The outlook for coking (metallurgical) coal prices continues to be bearish due to poor steel production growth and a generally weak sentiment towards commodities priced in the US dollar after the election of US President Donald Trump.
While 2024 worked to cement negative investor sentiment over China’s construction industry, recently announced US import tariffs on steel will further dampen demand for coking coal from the steel sector, which is set to suffer the negative impacts of tariffs and supply chain disruptions, said research agency BMI, a unit of Fitch Solutions.
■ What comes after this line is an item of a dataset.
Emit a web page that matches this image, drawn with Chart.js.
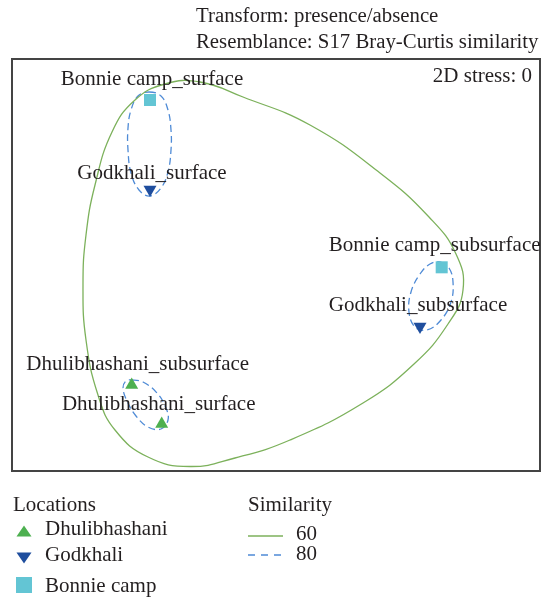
<!DOCTYPE html>
<html><head><meta charset="utf-8">
<script src="https://cdn.jsdelivr.net/npm/chart.js@4/dist/chart.umd.min.js"></script>
<style>html,body{margin:0;padding:0;background:#fff;}canvas{display:block;}</style>
</head><body>
<canvas id="c" width="543" height="600"></canvas>
<script>
// ---- data ----
const sampleNames = ['Bonnie camp_surface','Godkhali_surface','Bonnie camp_subsurface','Godkhali_subsurface','Dhulibhashani_subsurface','Dhulibhashani_surface'];
const sampleLocations = ['Bonnie camp','Godkhali','Bonnie camp','Godkhali','Dhulibhashani','Dhulibhashani'];
const mdsX = [-1.26, -1.26, 1.657, 1.44, -1.443, -1.143];
const mdsY = [1.645, 0.75, -0.028, -0.62, -1.205, -1.595];
const locationNames = ['Dhulibhashani','Godkhali','Bonnie camp'];
const similarityLevels = [60, 80];
const headerLines = ['Transform: presence/absence','Resemblance: S17 Bray-Curtis similarity'];
const stressText = '2D stress: 0';

// similarity contours (MDS coordinates)
const contour60 = [[-1.64,1.325],[-1.41,1.645],[-1.11,1.805],[-0.76,1.825],[-0.33,1.675],[0.34,1.395],[1.04,0.915],[1.53,0.475],[1.80,0.105],[1.87,-0.255],[1.72,-0.595],[1.38,-0.995],[0.87,-1.385],[0.14,-1.755],[-0.41,-1.935],[-0.86,-2.02],[-1.28,-1.925],[-1.61,-1.655],[-1.78,-1.305],[-1.90,-0.755],[-1.93,-0.205],[-1.90,0.295],[-1.81,0.795]];
const contour80Surface = [[-1.27,1.725],[-1.15,1.685],[-1.08,1.545],[-1.05,1.345],[-1.05,1.145],[-1.08,0.925],[-1.15,0.765],[-1.26,0.685],[-1.37,0.745],[-1.45,0.915],[-1.48,1.145],[-1.48,1.365],[-1.45,1.545],[-1.38,1.685]];
const contour80Subsurface = [[1.64,0.025],[1.73,-0.035],[1.77,-0.175],[1.75,-0.375],[1.65,-0.555],[1.51,-0.655],[1.39,-0.625],[1.33,-0.475],[1.35,-0.275],[1.44,-0.095],[1.54,0.005]];
const contour80Dhuli = [[-1.44,-1.155],[-1.33,-1.175],[-1.19,-1.285],[-1.10,-1.435],[-1.08,-1.555],[-1.15,-1.645],[-1.28,-1.625],[-1.40,-1.515],[-1.49,-1.365],[-1.53,-1.235],[-1.50,-1.165]];

// ---- styles ----
const FONT = '"Liberation Serif", "Times New Roman", serif';
const TEXT = '#231f20';
const GREEN_LINE = '#7cb15b';
const BLUE_DASH = '#4f8bd6';
const locStyle = {
  'Dhulibhashani': {color:'#4db050', pointStyle:'triangle', rotation:0, radius:7.5},
  'Godkhali': {color:'#1f4e9e', pointStyle:'triangle', rotation:180, radius:7.5},
  'Bonnie camp': {color:'#63c5d4', pointStyle:'rect', rotation:0, radius:8.5}
};
// label placement relative to marker (px): [dx of text centre, dy of baseline]
const labelOffsets = [[2,-15],[2,-10.5],[-7,-16.5],[-2,-16],[6,-15.5],[-3,-14.5]];

const toPts = arr => arr.map(p => ({x:p[0], y:p[1]}));

const datasets = [];
locationNames.forEach(loc => {
  const st = locStyle[loc];
  const pts = [];
  sampleLocations.forEach((l,i) => { if (l === loc) pts.push({x:mdsX[i], y:mdsY[i]}); });
  datasets.push({label:loc, data:pts, pointStyle:st.pointStyle, rotation:st.rotation,
    pointRadius:st.radius, pointHoverRadius:st.radius, backgroundColor:st.color, borderColor:st.color,
    borderWidth:0, showLine:false, order:0});
});
datasets.push({label:'60', data:toPts(contour60), showLine:true, closedContour:true, tension:0.45,
  borderColor:GREEN_LINE, borderWidth:1.3, pointRadius:0, order:1, fill:false});
[contour80Surface, contour80Subsurface, contour80Dhuli].forEach(c => {
  datasets.push({label:'80', data:toPts(c), showLine:true, closedContour:true, tension:0.4,
    borderColor:BLUE_DASH, borderWidth:1.3, borderDash:[7,4], pointRadius:0, order:1, fill:false});
});

function tri(ctx, cx, cy, w, h, up) {
  ctx.beginPath();
  if (up) { ctx.moveTo(cx, cy - h/2); ctx.lineTo(cx + w/2, cy + h/2); ctx.lineTo(cx - w/2, cy + h/2); }
  else { ctx.moveTo(cx, cy + h/2); ctx.lineTo(cx + w/2, cy - h/2); ctx.lineTo(cx - w/2, cy - h/2); }
  ctx.closePath(); ctx.fill();
}

const decor = {
  id:'decor',
  afterDatasetsUpdate(chart) {
    chart.data.datasets.forEach((ds,i) => {
      if (ds.closedContour) {
        const line = chart.getDatasetMeta(i).dataset;
        if (line) {
          line._loop = true; line._fullLoop = true;
          line._segments = undefined; line._path = undefined; line._pointsUpdated = false;
        }
      }
    });
  },
  afterDraw(chart) {
    const ctx = chart.ctx, a = chart.chartArea, xs = chart.scales.x, ys = chart.scales.y;
    ctx.save();
    // frame
    ctx.strokeStyle = '#444'; ctx.lineWidth = 2;
    ctx.strokeRect(a.left + 1, a.top + 1, a.right - a.left - 2, a.bottom - a.top - 1);
    ctx.fillStyle = TEXT;
    ctx.font = '21px ' + FONT;
    ctx.textBaseline = 'alphabetic';
    // sample labels
    ctx.textAlign = 'center';
    sampleNames.forEach((n,i) => {
      const px = xs.getPixelForValue(mdsX[i]), py = ys.getPixelForValue(mdsY[i]);
      ctx.fillText(n, px + labelOffsets[i][0], py + labelOffsets[i][1]);
    });
    // header
    ctx.textAlign = 'left';
    ctx.font = '20.8px ' + FONT;
    ctx.fillText(headerLines[0], 196, 22);
    ctx.fillText(headerLines[1], 196, 48);
    ctx.font = '21px ' + FONT;
    ctx.textAlign = 'right';
    ctx.fillText(stressText, a.right - 9, a.top + 24);
    // legend: locations
    ctx.textAlign = 'left';
    ctx.fillText('Locations', 13, 511);
    const rows = [535, 561, 592];
    locationNames.forEach((loc,i) => {
      ctx.fillStyle = TEXT;
      ctx.fillText(loc, 45, rows[i]);
      const st = locStyle[loc];
      ctx.fillStyle = st.color;
      if (st.pointStyle === 'rect') ctx.fillRect(16, 577, 16, 16);
      else tri(ctx, 24, i === 0 ? 531 : 558, 15, 11, st.rotation === 0);
    });
    // legend: similarity
    ctx.fillStyle = TEXT;
    ctx.fillText('Similarity', 248, 511);
    ctx.fillText(String(similarityLevels[0]), 296, 540);
    ctx.fillText(String(similarityLevels[1]), 296, 560);
    ctx.lineWidth = 1.3;
    ctx.strokeStyle = GREEN_LINE;
    ctx.beginPath(); ctx.moveTo(248, 536); ctx.lineTo(283, 536); ctx.stroke();
    ctx.strokeStyle = BLUE_DASH; ctx.setLineDash([7,6]);
    ctx.beginPath(); ctx.moveTo(248, 555); ctx.lineTo(283, 555); ctx.stroke();
    ctx.restore();
  }
};

new Chart(document.getElementById('c'), {
  type:'scatter',
  data:{datasets},
  options:{
    responsive:false, animation:false,
    layout:{autoPadding:false, padding:{left:11, top:58, right:2, bottom:129}},
    plugins:{legend:{display:false}, tooltip:{enabled:false}, title:{display:false}},
    scales:{
      x:{type:'linear', min:-2.65, max:2.65, display:false},
      y:{type:'linear', min:-2.065, max:2.065, display:false}
    }
  },
  plugins:[decor]
});
</script>
</body></html>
Currently, Australia’s premium hard-coking coal prices are hovering around $191/tonne. “We expect further pressure in the months ahead. Prices have averaged $197/tonne in the year-to-date, and we continue to expect prices to remain under pressure in 2025,” it said.
Price forecast
Slowing steel production growth in importing nations (except India) will continue to cap coking coal demand, and thus prices in the coming months. BMI has lowered its price forecast for coking coal to $200/tonne from $220 because of plunging prices.
Australia’s Office of the Chief Economist (AOCE) said coking coal prices are expected to average around $205 a tonne. However, they will be subject to high volatility given market illiquidity and the potential for steel trade flows to vary with geopolitical and trade policy changes.
Shanghai Metal Market (SMM) news reported that coking coal inventories increased by 86,000 tonnes last week to 701,000 tonnes. Coking coal inventory at steel mills was 2.743 million tonnes (mt), up 21,000 tonnes (0.8 per cent) week-on-week (w-o-w). Inventories at ports totalled 1.3 mt, up 70,000 tonnes (5.7 per cent ) w-o-w. At plants, stocks were 2.411 mt, down 4.9 per cent from a week ago.
India a sunrise
It said under the influence of (Chinese) year-end downward fluctuations and inventory pressure from some manufacturers, the commodity’s prices have continued to head downwards.
BMI said India’s coking coal imports are at a 10-year high with shipments of 58 mt during FY2024, driven by high demand from steel mills. Most of this growth has benefited Russia and the United States to the detriment of Australian Newcastle coking coal.
The AOCE said increased Indian activity in the spot market presents an upside risk for prices.
The research agency said throughout 2023-2024, Russian coking coal was sold at discounts of 20-25 per cent, while Indian mills also started re-calibrating their furnaces to ensure a better mix of high-ash content coal coming in from Russia.
Russia has successfully displaced countries including Mozambique and Canada to move up as the third largest supplier of coking coal to India.
Poor sentiment
“Strong infrastructure and construction demand is supporting the domestic steel market in India, and will continue to do so throughout 2025,” it said.
The Australian agency said recent price action has been driven by sentiment as opposed to demand from end consumers. Chinese steel production has slowed.
“Weak global steel production and poor sentiment are likely to place a cap on coking coal prices in the near term,” BMI said.
The research agency said in the longer term, it expects coking coal prices to remain on a downward trend, as global blast furnace steel production slows on the back of the transition to a greener economy.